Сказала бы тебе, лопнешь ты от зависти Что? Помолчала бы лучше, тетеря. Ну, пока.
12
А потом произошло то, чего никто не ожидал, не предполагал и предположить не мог: в авиационной катастрофе погиб генерал Игумнов.
Виталий очнулся на третий день после похорон. Надежда Александровна в глубоком трауре принимает соболезнования по телефону со всех концов страны, и звонки оживляют ее.
Жизнь продолжалась. Надо было жить, то есть ходить на лекции, говорить, есть, спать.
Из финансового управления приехал седой джентльмен — полковник Покровский, раскрыл синюю папку пенсионного дела. Надежде Александровне до конца жизни будет выплачиваться пенсия, Виталию полагалась треть оклада покойного — до окончания института.

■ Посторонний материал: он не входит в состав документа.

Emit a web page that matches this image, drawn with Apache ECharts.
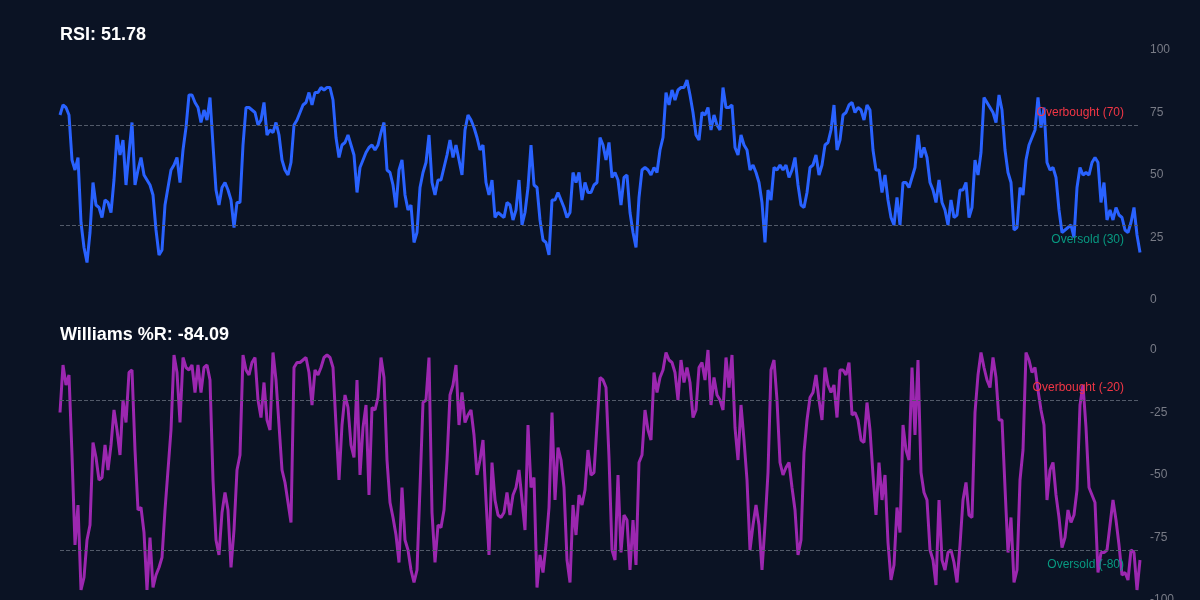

Полковник Покровский потрогал платком глаза и попросил Виталия проводить его. В молчании дошли до метро.
Покровский расстегнул шинель, достал из-под кителя толстый пакет.
Это была личная переписка отца, более сотни писем, написанных им и полученных им, он хранил их не в сейфе, опечатанном, кстати, сразу же после катастрофы, — у верных друзей, и друзья отца передали их сыну, потому что хорошо знали Надежду Александровну.
Виталий прочел все письма в холодной аудитории и понял, что отец его не тот железный человек, каким он видел его и представлял в отдалении. Отец любил жить, делать добро, любил отдавать под суд мерзавцев, любил детей и в гарнизонах каждую неделю заходил в ясли, любил первым поздравить офицеров с повышением и любил ненавидеть тех, кого ненавидел. И такого человека обманывала мать. Отголоски давних ссор звучали в письмах матери. Она оправдывалась, сваливала все на «людскую зависть». Отец, не привыкший дважды повторять написанное и сказанное, умолкал. Почему он терпел? Почему не дал волю гневу? Кто его сдерживал?